Jarrett Billingsley wrote:
> On Sun, Dec 28, 2008 at 11:50 AM, Don<nospam at nospam.com>  wrote:
>
>> So, please post any use cases which you consider convincing.
>
> Virtually all I use it for is making containers.  I do almost no
> numerical programming.  I would probably not miss much if all I could
> overload were opIndex[Assign], opSlice[Assign], opCat[Assign], and
> opApply.
>
> As you've noted before, overloading of the arithmetic operators isn't
> useful when you only have access to two operands.  It seems like an
> AST transformation (macros!) on mathematical transformations into
> possibly-compound operations would be much more useful than plain old
> operator overloading.  We're already forced to use expression
> templates to do anything useful with operator overloading; why not put
> a more general, efficient, concise form of that in the language
> itself?

could you please elaborate on this, and/or provide a code example?

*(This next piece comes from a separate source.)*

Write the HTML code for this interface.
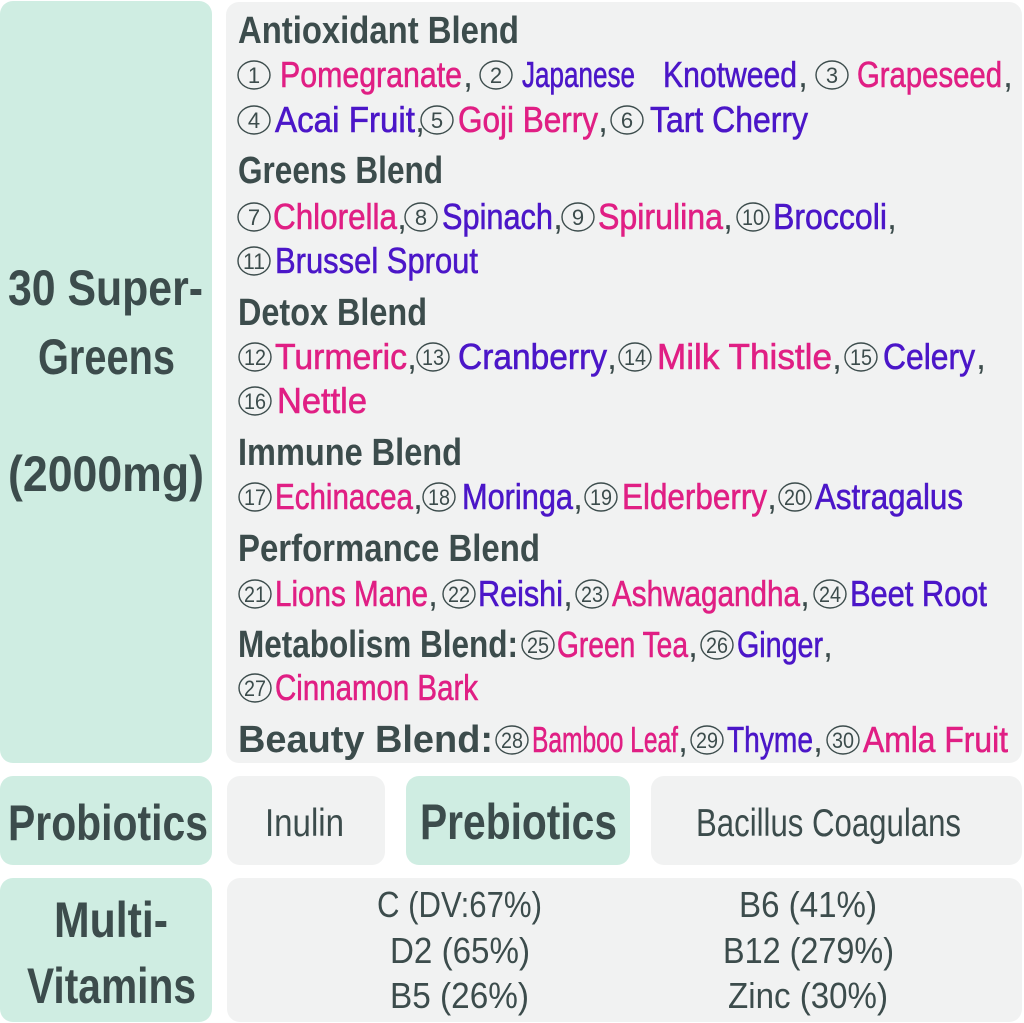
<!DOCTYPE html>
<html>
<head>
<meta charset="utf-8">
<style>
html,body{margin:0;padding:0;background:#ffffff;}
svg{display:block;}
text{font-family:"Liberation Sans","DejaVu Sans",sans-serif;}
.h{font-weight:700;font-size:38px;fill:#3c4c4c;}
.p{font-size:36px;fill:#e01f84;stroke:#e01f84;stroke-width:0.6;}
.u{font-size:36px;fill:#4b16c8;stroke:#4b16c8;stroke-width:0.6;}
.c{font-size:36px;fill:#3c4c4c;}
.n{font-size:22px;fill:#3c4c4c;}
.big{font-weight:700;font-size:50px;fill:#3c4c4c;}
.reg{font-size:39px;fill:#3c4c4c;}
.vit{font-size:36px;fill:#3c4c4c;}
.o{fill:none;stroke:#3c4c4c;stroke-width:1.4;}
</style>
</head>
<body>
<svg width="1024" height="1023" viewBox="0 0 1024 1023" xmlns="http://www.w3.org/2000/svg">
<rect x="0" y="1" width="212" height="762" rx="13" fill="#cfede2"/>
<rect x="226" y="2" width="796" height="761" rx="13" fill="#f1f2f2"/>
<rect x="0" y="776" width="212" height="89" rx="13" fill="#cfede2"/>
<rect x="227" y="776" width="158" height="89" rx="13" fill="#f1f2f2"/>
<rect x="406" y="776" width="224" height="89" rx="13" fill="#cfede2"/>
<rect x="651" y="776" width="371" height="89" rx="13" fill="#f1f2f2"/>
<rect x="0" y="878" width="212" height="144" rx="13" fill="#cfede2"/>
<rect x="227" y="878" width="795" height="144" rx="13" fill="#f1f2f2"/>

<text class="big" x="8" y="305" textLength="195" lengthAdjust="spacingAndGlyphs">30 Super-</text>
<text class="big" x="38" y="374" textLength="137" lengthAdjust="spacingAndGlyphs">Greens</text>
<text class="big" x="8" y="491" textLength="196" lengthAdjust="spacingAndGlyphs">(2000mg)</text>

<text class="h" x="238" y="43" textLength="281" lengthAdjust="spacingAndGlyphs">Antioxidant Blend</text>
<text class="h" x="238" y="183" textLength="205" lengthAdjust="spacingAndGlyphs">Greens Blend</text>
<text class="h" x="238" y="325" textLength="189" lengthAdjust="spacingAndGlyphs">Detox Blend</text>
<text class="h" x="238" y="465" textLength="224" lengthAdjust="spacingAndGlyphs">Immune Blend</text>
<text class="h" x="238" y="561" textLength="302" lengthAdjust="spacingAndGlyphs">Performance Blend</text>
<text class="h" x="238" y="657" textLength="280" lengthAdjust="spacingAndGlyphs">Metabolism Blend:</text>
<text class="h" x="238" y="752" textLength="255" lengthAdjust="spacingAndGlyphs">Beauty Blend:</text>

<ellipse class="o" cx="254" cy="75" rx="16" ry="14"/><text class="n" x="254" y="83" text-anchor="middle">1</text>
<text class="p" x="280" y="87" textLength="182" lengthAdjust="spacingAndGlyphs">Pomegranate</text>
<text class="c" x="463" y="87">,</text>
<ellipse class="o" cx="496" cy="75" rx="16" ry="14"/><text class="n" x="496" y="83" text-anchor="middle">2</text>
<text class="u" x="522" y="87" textLength="113" lengthAdjust="spacingAndGlyphs">Japanese</text>
<text class="u" x="663" y="87" textLength="134" lengthAdjust="spacingAndGlyphs">Knotweed</text>
<text class="c" x="798" y="87">,</text>
<ellipse class="o" cx="832" cy="75" rx="16" ry="14"/><text class="n" x="832" y="83" text-anchor="middle">3</text>
<text class="p" x="857" y="87" textLength="145" lengthAdjust="spacingAndGlyphs">Grapeseed</text>
<text class="c" x="1003" y="87">,</text>

<ellipse class="o" cx="254" cy="120" rx="16" ry="14"/><text class="n" x="254" y="128" text-anchor="middle">4</text>
<text class="u" x="275" y="132" textLength="140" lengthAdjust="spacingAndGlyphs">Acai Fruit</text>
<text class="c" x="415" y="132">,</text>
<ellipse class="o" cx="437" cy="120" rx="16" ry="14"/><text class="n" x="437" y="128" text-anchor="middle">5</text>
<text class="p" x="458" y="132" textLength="140" lengthAdjust="spacingAndGlyphs">Goji Berry</text>
<text class="c" x="598" y="132">,</text>
<ellipse class="o" cx="627" cy="120" rx="16" ry="14"/><text class="n" x="627" y="128" text-anchor="middle">6</text>
<text class="u" x="650" y="132" textLength="158" lengthAdjust="spacingAndGlyphs">Tart Cherry</text>

<ellipse class="o" cx="254" cy="217" rx="16" ry="14"/><text class="n" x="254" y="225" text-anchor="middle">7</text>
<text class="p" x="273" y="229" textLength="124" lengthAdjust="spacingAndGlyphs">Chlorella</text>
<text class="c" x="397" y="229">,</text>
<ellipse class="o" cx="421" cy="217" rx="16" ry="14"/><text class="n" x="421" y="225" text-anchor="middle">8</text>
<text class="u" x="442" y="229" textLength="111" lengthAdjust="spacingAndGlyphs">Spinach</text>
<text class="c" x="553" y="229">,</text>
<ellipse class="o" cx="578" cy="217" rx="16" ry="14"/><text class="n" x="578" y="225" text-anchor="middle">9</text>
<text class="p" x="598" y="229" textLength="125" lengthAdjust="spacingAndGlyphs">Spirulina</text>
<text class="c" x="723" y="229">,</text>
<ellipse class="o" cx="753" cy="217" rx="16" ry="14"/><text class="n" x="753" y="225" text-anchor="middle" textLength="22" lengthAdjust="spacingAndGlyphs">10</text>
<text class="u" x="773" y="229" textLength="114" lengthAdjust="spacingAndGlyphs">Broccoli</text>
<text class="c" x="887" y="229">,</text>

<ellipse class="o" cx="254" cy="261" rx="16" ry="14"/><text class="n" x="254" y="269" text-anchor="middle" textLength="22" lengthAdjust="spacingAndGlyphs">11</text>
<text class="u" x="275" y="273" textLength="203" lengthAdjust="spacingAndGlyphs">Brussel Sprout</text>

<ellipse class="o" cx="255" cy="357" rx="16" ry="14"/><text class="n" x="255" y="365" text-anchor="middle" textLength="22" lengthAdjust="spacingAndGlyphs">12</text>
<text class="p" x="275" y="369" textLength="132" lengthAdjust="spacingAndGlyphs">Turmeric</text>
<text class="c" x="407" y="369">,</text>
<ellipse class="o" cx="433" cy="357" rx="16" ry="14"/><text class="n" x="433" y="365" text-anchor="middle" textLength="22" lengthAdjust="spacingAndGlyphs">13</text>
<text class="u" x="458" y="369" textLength="149" lengthAdjust="spacingAndGlyphs">Cranberry</text>
<text class="c" x="607" y="369">,</text>
<ellipse class="o" cx="635" cy="357" rx="16" ry="14"/><text class="n" x="635" y="365" text-anchor="middle" textLength="22" lengthAdjust="spacingAndGlyphs">14</text>
<text class="p" x="657" y="369" textLength="175" lengthAdjust="spacingAndGlyphs">Milk Thistle</text>
<text class="c" x="832" y="369">,</text>
<ellipse class="o" cx="861" cy="357" rx="16" ry="14"/><text class="n" x="861" y="365" text-anchor="middle" textLength="22" lengthAdjust="spacingAndGlyphs">15</text>
<text class="u" x="883" y="369" textLength="92" lengthAdjust="spacingAndGlyphs">Celery</text>
<text class="c" x="976" y="369">,</text>

<ellipse class="o" cx="255" cy="401" rx="16" ry="14"/><text class="n" x="255" y="409" text-anchor="middle" textLength="22" lengthAdjust="spacingAndGlyphs">16</text>
<text class="p" x="277" y="413" textLength="90" lengthAdjust="spacingAndGlyphs">Nettle</text>

<ellipse class="o" cx="255" cy="497" rx="16" ry="14"/><text class="n" x="255" y="505" text-anchor="middle" textLength="22" lengthAdjust="spacingAndGlyphs">17</text>
<text class="p" x="275" y="509" textLength="138" lengthAdjust="spacingAndGlyphs">Echinacea</text>
<text class="c" x="413" y="509">,</text>
<ellipse class="o" cx="439" cy="497" rx="16" ry="14"/><text class="n" x="439" y="505" text-anchor="middle" textLength="22" lengthAdjust="spacingAndGlyphs">18</text>
<text class="u" x="462" y="509" textLength="111" lengthAdjust="spacingAndGlyphs">Moringa</text>
<text class="c" x="573" y="509">,</text>
<ellipse class="o" cx="601" cy="497" rx="16" ry="14"/><text class="n" x="601" y="505" text-anchor="middle" textLength="22" lengthAdjust="spacingAndGlyphs">19</text>
<text class="p" x="622" y="509" textLength="145" lengthAdjust="spacingAndGlyphs">Elderberry</text>
<text class="c" x="767" y="509">,</text>
<ellipse class="o" cx="795" cy="497" rx="16" ry="14"/><text class="n" x="795" y="505" text-anchor="middle" textLength="22" lengthAdjust="spacingAndGlyphs">20</text>
<text class="u" x="815" y="509" textLength="148" lengthAdjust="spacingAndGlyphs">Astragalus</text>

<ellipse class="o" cx="255" cy="594" rx="16" ry="14"/><text class="n" x="255" y="602" text-anchor="middle" textLength="22" lengthAdjust="spacingAndGlyphs">21</text>
<text class="p" x="275" y="606" textLength="153" lengthAdjust="spacingAndGlyphs">Lions Mane</text>
<text class="c" x="428" y="606">,</text>
<ellipse class="o" cx="459" cy="594" rx="16" ry="14"/><text class="n" x="459" y="602" text-anchor="middle" textLength="22" lengthAdjust="spacingAndGlyphs">22</text>
<text class="u" x="478" y="606" textLength="85" lengthAdjust="spacingAndGlyphs">Reishi</text>
<text class="c" x="563" y="606">,</text>
<ellipse class="o" cx="592" cy="594" rx="16" ry="14"/><text class="n" x="592" y="602" text-anchor="middle" textLength="22" lengthAdjust="spacingAndGlyphs">23</text>
<text class="p" x="612" y="606" textLength="188" lengthAdjust="spacingAndGlyphs">Ashwagandha</text>
<text class="c" x="800" y="606">,</text>
<ellipse class="o" cx="830" cy="594" rx="16" ry="14"/><text class="n" x="830" y="602" text-anchor="middle" textLength="22" lengthAdjust="spacingAndGlyphs">24</text>
<text class="u" x="850" y="606" textLength="137" lengthAdjust="spacingAndGlyphs">Beet Root</text>

<ellipse class="o" cx="538" cy="645" rx="16" ry="14"/><text class="n" x="538" y="653" text-anchor="middle" textLength="22" lengthAdjust="spacingAndGlyphs">25</text>
<text class="p" x="557" y="657" textLength="131" lengthAdjust="spacingAndGlyphs">Green Tea</text>
<text class="c" x="688" y="657">,</text>
<ellipse class="o" cx="717" cy="645" rx="16" ry="14"/><text class="n" x="717" y="653" text-anchor="middle" textLength="22" lengthAdjust="spacingAndGlyphs">26</text>
<text class="u" x="737" y="657" textLength="86" lengthAdjust="spacingAndGlyphs">Ginger</text>
<text class="c" x="823" y="657">,</text>

<ellipse class="o" cx="255" cy="688" rx="16" ry="14"/><text class="n" x="255" y="696" text-anchor="middle" textLength="22" lengthAdjust="spacingAndGlyphs">27</text>
<text class="p" x="275" y="700" textLength="203" lengthAdjust="spacingAndGlyphs">Cinnamon Bark</text>

<ellipse class="o" cx="512" cy="740" rx="16" ry="14"/><text class="n" x="512" y="748" text-anchor="middle" textLength="22" lengthAdjust="spacingAndGlyphs">28</text>
<text class="p" x="532" y="752" textLength="146" lengthAdjust="spacingAndGlyphs">Bamboo Leaf</text>
<text class="c" x="678" y="752">,</text>
<ellipse class="o" cx="707" cy="740" rx="16" ry="14"/><text class="n" x="707" y="748" text-anchor="middle" textLength="22" lengthAdjust="spacingAndGlyphs">29</text>
<text class="u" x="727" y="752" textLength="86" lengthAdjust="spacingAndGlyphs">Thyme</text>
<text class="c" x="813" y="752">,</text>
<ellipse class="o" cx="843" cy="740" rx="16" ry="14"/><text class="n" x="843" y="748" text-anchor="middle" textLength="22" lengthAdjust="spacingAndGlyphs">30</text>
<text class="p" x="863" y="752" textLength="145" lengthAdjust="spacingAndGlyphs">Amla Fruit</text>

<text class="big" x="8" y="840" textLength="200" lengthAdjust="spacingAndGlyphs">Probiotics</text>
<text class="reg" x="265" y="836" textLength="79" lengthAdjust="spacingAndGlyphs">Inulin</text>
<text class="big" x="420" y="839" textLength="197" lengthAdjust="spacingAndGlyphs">Prebiotics</text>
<text class="reg" x="696" y="836" textLength="265" lengthAdjust="spacingAndGlyphs">Bacillus Coagulans</text>

<text class="big" x="54" y="937" textLength="114" lengthAdjust="spacingAndGlyphs">Multi-</text>
<text class="big" x="27" y="1003" textLength="169" lengthAdjust="spacingAndGlyphs">Vitamins</text>
<text class="vit" x="377" y="917" textLength="165" lengthAdjust="spacingAndGlyphs">C (DV:67%)</text>
<text class="vit" x="390" y="963" textLength="140" lengthAdjust="spacingAndGlyphs">D2 (65%)</text>
<text class="vit" x="390" y="1008" textLength="139" lengthAdjust="spacingAndGlyphs">B5 (26%)</text>
<text class="vit" x="739" y="917" textLength="138" lengthAdjust="spacingAndGlyphs">B6 (41%)</text>
<text class="vit" x="723" y="963" textLength="171" lengthAdjust="spacingAndGlyphs">B12 (279%)</text>
<text class="vit" x="728" y="1008" textLength="160" lengthAdjust="spacingAndGlyphs">Zinc (30%)</text>
</svg>
</body>
</html>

Also, just wanted to mention that other languages provide similar 
concepts but with slightly different mechanisms - for example, scala 
allows to declare a function with two parameters as an infix function, 
this idea is also present in functional languages like ML. So my 
question therefore is:
what are the pros/cons of limiting this to already existing operators in 
the language (similar to C++) vs. allow any kind of symbol and/or 
function name?

Downs uses his famous operand1 /func/ operand2 pattern, for example with 
a map function. Should D support this in the language?